Shortly after my family moved into a new house with a large backyard that I became involved in our yard. You see, other than the lawn, there was no yard when we moved in. Immediately my father began sculpting the weeds and dirt into the picturesque space it is now and from the start I worked along side him. I learned about laying sod, breaking concrete, mowing and pruning from my father.
A few years later my mother allowed me to have one of the vegetable beds, provided I weeded and watered it. Every year the idea that I could plant whatever I wanted excited me for a couple of weeks until the heat of the summer curbed my enthusiasm. Usually a pumpkin vine would survive my neglect and produce a few puny squash to sit on our stoop during the autumn months. While I may not have learned diligence or, really, many horticultural skills from those summer crops, I did develop a need to plant things, a positive addiction to getting my hands dirty each spring.
In this garden I butchered and killed a couple of rosemary plants as I tried to make "bonsai". This garden provided countless beetles, lizards, and tomato worms that I tried to keep as pets. In this garden I figured out how to crush yucca leaves and strip the fibers to make rope. The trellis, covered in trumpet vine, which I climbed up to hid and think about things was in this garden.

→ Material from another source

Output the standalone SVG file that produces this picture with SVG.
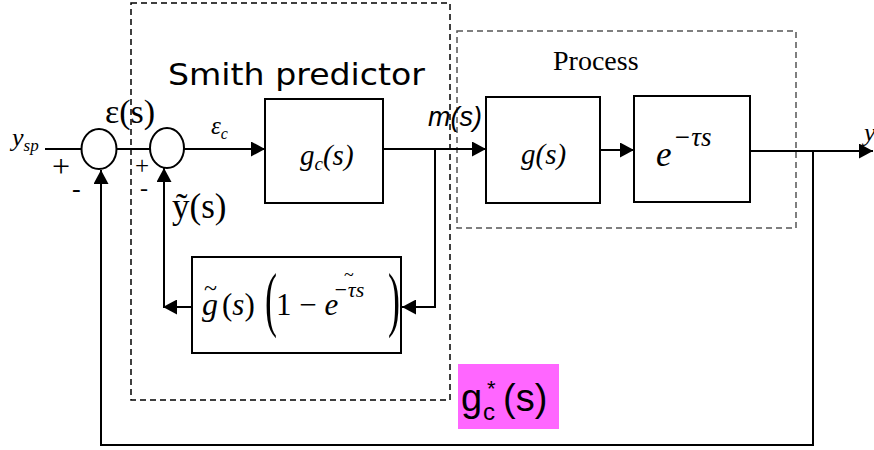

Of course, this garden isn't really in my past. If I am over for dinner during the summer, I still get to sit in the garden and taste it's produce. I acquire mint and oregano from that herb garden, daylilies from one of the flower beds. I have a maple sapling rooted in one of the vegetable beds that, if it survived my absence and the winter, I will dig up and try to train into a bonsai with my brother later this month. And I still get roped into doing some mowing or pruning occasionally.